Franco Frattini, Italian foreign minister, said it was unlikely Gaddafi would respect any ceasefire, "after the horrific crimes enacted".

And NATO`s secretary-general, Anders Fogh Rasmussen, said that any ceasefire must be "credible and verifiable".

Jacob Zuma, the South African president, said Tripoli had "accepted" the African Union“s plan for a ceasefire which would halt a NATO bombing campaign that destroyed 26 loyalist tanks on Sunday alone.

But anti-Gaddafi fighters doubted the Libyan leader would adhere to such a deal.

Al Jazeera`s Laurence Lee, reporting from Benghazi, says the strategy of the council is that `they`d rather die on their feet than live on their knees`.

They would negotiate a political transition to democracy with certain senior regime figures but only on the condition that Gaddafi and his sons leave the country, they said on Sunday.
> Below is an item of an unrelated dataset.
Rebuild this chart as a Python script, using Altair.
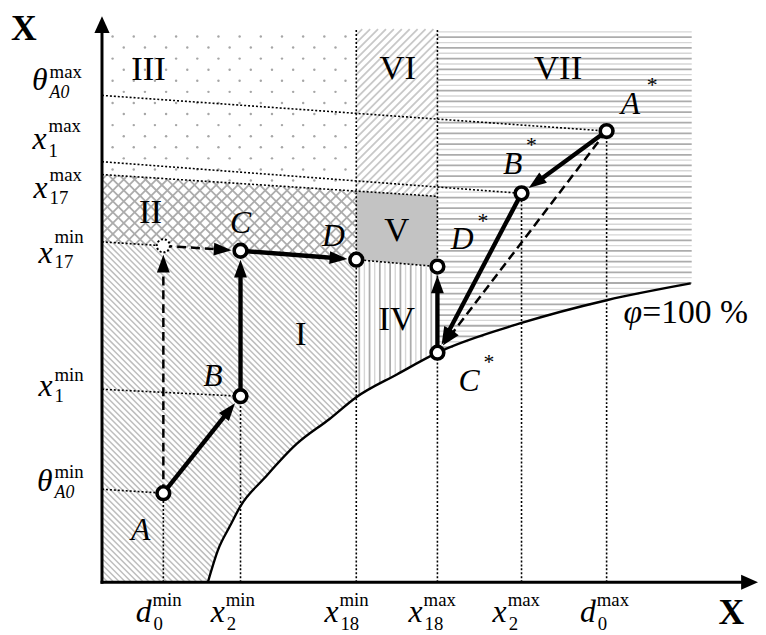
import math
import altair as alt
import pandas as pd

# ---------------- chart values (chart units: origin at the axes' crossing, x to the right, y upward)
pt_name = ["A", "B", "C", "D", "P", "A*", "B*", "C*", "D*"]
pt_x = [62, 140, 140, 257, 62, 510, 424, 339, 339]
pt_y = [90, 188, 335, 326, 340, 456, 393, 232, 319]

arrow_from = ["A", "B", "C", "A", "P", "A*", "B*", "A*", "C*"]
arrow_to = ["B", "C", "D", "P", "C", "B*", "C*", "C*", "D*"]
arrow_dashed = [False, False, False, True, True, False, False, True, False]

# phi = 100 % curve
curve_x = [107, 117, 130, 140, 164, 197, 230, 257, 298, 339, 424, 510, 595]
curve_y = [0, 32, 58, 77, 105, 140, 165, 187, 210, 232, 262, 285, 302]

# sloped dotted level lines
lvl_x0 = [0, 0, 0, 0, 257, 0, 0]
lvl_y0 = [492, 425, 412, 344, 326, 94, 195]
lvl_x1 = [510, 424, 339, 62, 339, 62, 140]
lvl_y1 = [456, 393, 390, 340, 319, 90, 188]

# vertical dotted guides
vert_x = [62, 140, 257, 339, 424, 510]
vert_top = [90, 188, 559, 559, 393, 456]

TOP, RIGHT = 559, 596

# tick labels, x axis
xl_main = ["d", "x", "x", "x", "x", "d"]
xl_sup = ["min", "min", "min", "max", "max", "max"]
xl_sub = ["0", "2", "18", "18", "2", "0"]
xl_right = [50, 124, 239, 324, 409, 499]

# tick labels, y axis
yl_main = ["θ", "x", "x", "x", "x", "θ"]
yl_sup = ["max", "max", "max", "min", "min", "min"]
yl_sub = ["A0", "1", "17", "17", "1", "A0"]
yl_right = [-55, -56, -55, -50, -50, -50]
yl_base = [497, 438, 388, 323, 188, 92]
yl_supbase = [510, 455, 405, 343, 203, 105]
yl_subbase = [489, 430, 382, 318, 182, 85]

# region numerals
rn_text = ["I", "II", "III", "IV", "V", "VI", "VII"]
rn_x = [201, 49, 47, 298, 298, 299, 461]
rn_y = [240, 363, 508, 255, 345, 509, 509]

# point labels
pl_text = ["A", "B", "C", "D", "A", "B", "C", "D"]
pl_x = [39, 112, 140, 234, 534, 415, 371, 364]
pl_y = [43, 198, 353, 340, 473, 413, 193, 337]
star_x = [556, 434, 391, 385]
star_y = [502, 442, 222, 365]

# ---------------- layout
W, H = 758, 627
OX, OY = 103, 585
xs = alt.Scale(domain=[8 - OX, 8 + W - OX])
ys = alt.Scale(domain=[OY - 8 - H, OY - 8])
SERIF = "Liberation Serif"


def X(f):
    return alt.X(f, type="quantitative", scale=xs, axis=None)


def Y(f):
    return alt.Y(f, type="quantitative", scale=ys, axis=None)


P = {n: (x, y) for n, x, y in zip(pt_name, pt_x, pt_y)}


def line_at(x0, y0, x1, y1, x):
    return y0 + (y1 - y0) * (x - x0) / (x1 - x0)


L3_257 = line_at(lvl_x0[2], lvl_y0[2], lvl_x1[2], lvl_y1[2], 257)
L3_339 = lvl_y1[2]
L4_0, L4_257 = lvl_y0[3], P["D"][1]
curve = list(zip(curve_x, curve_y))

poly_I = [(0, 0), (curve_x[0], 0)] + [p for p in curve if 0 < p[0] <= 257] + [(257, L4_257), (0, L4_0)]
poly_II = [(0, L4_0), (0, lvl_y0[2]), (257, L3_257), (257, L4_257)]
poly_III = [(0, lvl_y0[2]), (0, TOP), (257, TOP), (257, L3_257)]
poly_IV = [(257, L4_257), (339, P["D*"][1])] + [p for p in curve if 257 <= p[0] <= 339][::-1]
poly_V = [(257, L4_257), (257, L3_257), (339, L3_339), (339, P["D*"][1])]
poly_VI = [(257, L3_257), (257, TOP), (339, TOP), (339, L3_339)]
poly_VII = [(339, TOP), (RIGHT, TOP), (RIGHT, curve_y[-1])] + [p for p in curve if p[0] >= 339][::-1]


def hatch(poly, normal, spacing, offset=0.0):
    nx, ny = normal
    nn = math.hypot(nx, ny)
    nx, ny = nx / nn, ny / nn
    vals = [nx * x + ny * y for x, y in poly]
    lo, hi = min(vals), max(vals)
    k = math.ceil((lo - offset) / spacing)
    dx, dy = -ny, nx
    segs = []
    while offset + k * spacing <= hi:
        c = offset + k * spacing
        pts = []
        n = len(poly)
        for i in range(n):
            x1, y1 = poly[i]
            x2, y2 = poly[(i + 1) % n]
            s1 = nx * x1 + ny * y1 - c
            s2 = nx * x2 + ny * y2 - c
            if (s1 < 0) != (s2 < 0):
                t = s1 / (s1 - s2)
                pts.append((x1 + t * (x2 - x1), y1 + t * (y2 - y1)))
        pts.sort(key=lambda p: p[0] * dx + p[1] * dy)
        for j in range(0, len(pts) - 1, 2):
            segs.append((pts[j], pts[j + 1], k))
        k += 1
    return segs


rows = []


def add(segs, col, w, col2=None, w2=None):
    for a, b, k in segs:
        c, ww = (col, w) if (col2 is None or k % 2 == 0) else (col2, w2)
        rows.append(dict(x=a[0], y=a[1], x2=b[0], y2=b[1], col=c, w=ww))


s2 = math.sqrt(2)
add(hatch(poly_I, (1, 1), 6 / s2), "#bdbdbd", 1.5)
add(hatch(poly_II, (1, 1), 11 / s2), "#acacac", 1.8)
add(hatch(poly_II, (1, -1), 11 / s2), "#acacac", 1.8)
add(hatch(poly_VI, (1, -1), 8 / s2), "#c8c8c8", 1.8)
add(hatch(poly_IV, (1, 0), 5.2), "#acacac", 1.8, "#d6d6d6", 1.4)
add(hatch(poly_VII, (0, 1), 5.4), "#acacac", 1.8, "#d6d6d6", 1.4)
hatch_df = pd.DataFrame(rows)


def inside(poly, x, y):
    res = False
    n = len(poly)
    for i in range(n):
        x1, y1 = poly[i]
        x2, y2 = poly[(i + 1) % n]
        if (y1 > y) != (y2 > y):
            xi = x1 + (y - y1) * (x2 - x1) / (y2 - y1)
            if x < xi:
                res = not res
    return res


dots = []
r = 0
yy = 518 + 11.2 * 4
while yy > 380:
    off = 22 if r % 2 == 0 else 10.7
    xx = off
    while xx < 257:
        if inside(poly_III, xx, yy):
            dots.append(dict(x=xx, y=yy))
        xx += 21.4
    yy -= 11.2
    r += 1
dots_df = pd.DataFrame(dots)

hatch_layer = alt.Chart(hatch_df).mark_rule(strokeCap="butt").encode(
    x=X("x"), y=Y("y"), x2="x2", y2="y2",
    color=alt.Color("col:N", scale=None),
    strokeWidth=alt.StrokeWidth("w:Q", scale=None),
)
dots_layer = alt.Chart(dots_df).mark_circle(size=6, color="#a6a6a6", opacity=1).encode(x=X("x"), y=Y("y"))

v_df = pd.DataFrame(dict(x=[257, 339], y=[L3_257, L3_339], y2=[L4_257, P["D*"][1]]))
v_layer = alt.Chart(v_df).mark_area(color="#c3c3c3", opacity=1).encode(x=X("x"), y=Y("y"), y2="y2")

guides_df = pd.concat([
    pd.DataFrame(dict(x=lvl_x0, y=lvl_y0, x2=lvl_x1, y2=lvl_y1)),
    pd.DataFrame(dict(x=vert_x, y=[0] * len(vert_x), x2=vert_x, y2=vert_top)),
])
guides_layer = alt.Chart(guides_df).mark_rule(strokeDash=[2, 2], strokeWidth=1.6, color="black").encode(
    x=X("x"), y=Y("y"), x2="x2", y2="y2")

curve_layer = alt.Chart(pd.DataFrame(dict(x=curve_x, y=curve_y))).mark_line(
    color="black", strokeWidth=2.4, interpolate="monotone").encode(x=X("x"), y=Y("y"))

axes_df = pd.DataFrame(dict(x=[0, 0], y=[0, 0], x2=[0, 648], y2=[556, 0]))
axes_layer = alt.Chart(axes_df).mark_rule(strokeWidth=3, color="black", strokeCap="square").encode(
    x=X("x"), y=Y("y"), x2="x2", y2="y2")
axhead_df = pd.DataFrame(dict(x=[0, 663], y=[572, 0], ang=[0, 90]))
HEAD_AX = "M0,0L0.9,2L-0.9,2Z"
HEAD = "M0,0L0.72,2L-0.72,2Z"
axhead_layer = alt.Chart(axhead_df).mark_point(shape=HEAD_AX, filled=True, color="black", opacity=1, size=290).encode(
    x=X("x"), y=Y("y"), angle=alt.Angle("ang:Q", scale=None))

# arrows
R_END = 9.0
HL = 18.0
arr = []
for f, t, d in zip(arrow_from, arrow_to, arrow_dashed):
    (x0, y0), (x1, y1) = P[f], P[t]
    L = math.hypot(x1 - x0, y1 - y0)
    ux, uy = (x1 - x0) / L, (y1 - y0) / L
    tx, ty = x1 - ux * R_END, y1 - uy * R_END
    ex, ey = tx - ux * HL * 0.7, ty - uy * HL * 0.7
    ang = math.degrees(math.atan2(ux, uy)) % 360
    arr.append(dict(x=x0, y=y0, x2=ex, y2=ey, tx=tx, ty=ty, ang=ang, dashed=d))
arr_df = pd.DataFrame(arr)
solid_layer = alt.Chart(arr_df[~arr_df.dashed]).mark_rule(strokeWidth=4.4, color="black", strokeCap="butt").encode(
    x=X("x"), y=Y("y"), x2="x2", y2="y2")
dashed_layer = alt.Chart(arr_df[arr_df.dashed]).mark_rule(strokeWidth=2.5, color="black", strokeDash=[9, 5], strokeCap="butt").encode(
    x=X("x"), y=Y("y"), x2="x2", y2="y2")
heads_layer = alt.Chart(arr_df).mark_point(shape=HEAD, filled=True, color="black", opacity=1, size=HL ** 2).encode(
    x=X("tx"), y=Y("ty"), angle=alt.Angle("ang:Q", scale=None))

pts_df = pd.DataFrame(dict(name=pt_name, x=pt_x, y=pt_y))
circ_layer = alt.Chart(pts_df[pts_df.name != "P"]).mark_point(
    shape="circle", filled=True, fill="white", stroke="black", strokeWidth=3.6, size=165, opacity=1
).encode(x=X("x"), y=Y("y"))
phantom_layer = alt.Chart(pts_df[pts_df.name == "P"]).mark_point(
    shape="circle", filled=True, fill="white", stroke="black", strokeWidth=2, strokeDash=[2, 2], size=175, opacity=1
).encode(x=X("x"), y=Y("y"))


# texts
def text_layer(df, xf, yf, tf, **kw):
    props = dict(font=SERIF, color="black", baseline="alphabetic")
    props.update(kw)
    return alt.Chart(df).mark_text(**props).encode(x=X(xf), y=Y(yf), text=alt.Text(tf + ":N"))


xl_df = pd.DataFrame(dict(m=xl_main, sup=xl_sup, sub=xl_sub, r=xl_right))
xl_df["sl"] = xl_df.r + 1
xl_df["bl"] = xl_df.r + 2
xl_df["yb"] = -40
xl_df["ysup"] = -24
xl_df["ysub"] = -48

yl_df = pd.DataFrame(dict(m=yl_main, sup=yl_sup, sub=yl_sub, r=yl_right, yb=yl_base, ysup=yl_supbase, ysub=yl_subbase))
yl_df["sl"] = yl_df.r + 2

tick_layers = [
    text_layer(xl_df, "r", "yb", "m", fontSize=32, fontStyle="italic", align="right"),
    text_layer(xl_df, "sl", "ysup", "sup", fontSize=19, align="left"),
    text_layer(xl_df, "bl", "ysub", "sub", fontSize=19, align="left"),
    text_layer(yl_df, "r", "yb", "m", fontSize=32, fontStyle="italic", align="right"),
    text_layer(yl_df, "sl", "ysup", "sup", fontSize=19, align="left"),
    text_layer(yl_df[yl_df["sub"] != "A0"], "sl", "ysub", "sub", fontSize=19, align="left"),
    text_layer(yl_df[yl_df["sub"] == "A0"], "sl", "ysub", "sub", fontSize=18, fontStyle="italic", align="left"),
]

rn_df = pd.DataFrame(dict(t=rn_text, x=rn_x, y=rn_y))
pl_df = pd.DataFrame(dict(t=pl_text, x=pl_x, y=pl_y))
st_df = pd.DataFrame(dict(t=["*"] * len(star_x), x=star_x, y=star_y))
big_df = pd.DataFrame(dict(t=["X", "X"], x=[-79, 636], y=[548, -42]))
phi_df = pd.DataFrame(dict(t=["φ"], x=[527], y=[262]))
pct_df = pd.DataFrame(dict(t=["=100 %"], x=[546], y=[262]))

label_layers = [
    text_layer(rn_df, "x", "y", "t", fontSize=35, align="center"),
    text_layer(pl_df, "x", "y", "t", fontSize=32, fontStyle="italic", align="center"),
    text_layer(st_df, "x", "y", "t", fontSize=22, align="center", baseline="middle"),
    text_layer(big_df, "x", "y", "t", fontSize=36, fontWeight="bold", align="center"),
    text_layer(phi_df, "x", "y", "t", fontSize=34, fontStyle="italic", align="left"),
    text_layer(pct_df, "x", "y", "t", fontSize=34, align="left"),
]

chart = alt.layer(
    hatch_layer, dots_layer, v_layer, guides_layer, curve_layer, axes_layer, axhead_layer,
    dashed_layer, solid_layer, heads_layer, circ_layer, phantom_layer,
    *tick_layers, *label_layers,
).properties(
    width=W, height=H, padding=0, autosize=alt.AutoSizeParams(type="none"), background="white"
).configure_view(stroke=None)

chart.save("out.html", embed_options={"renderer": "svg", "actions": False})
People in Benghazi were asking whether the proposals were a "genuine attempt at conflict resolution" or "an attempt by people who have close economic and political ties to Gaddafi to try and shore up the appearance of legitimacy", our correspondent said.

The revolt against Gaddafi`s 41-year reign began as a wave of protests across the country in late February but soon escalated into a civil war after Gaddafi`s troops fired on demonstrators and armed fighters seized several eastern towns.

Libyans outside the airport echoed the rebels` official demands, saying they appreciated the African Union`s efforts but wanted Gaddafi to step down.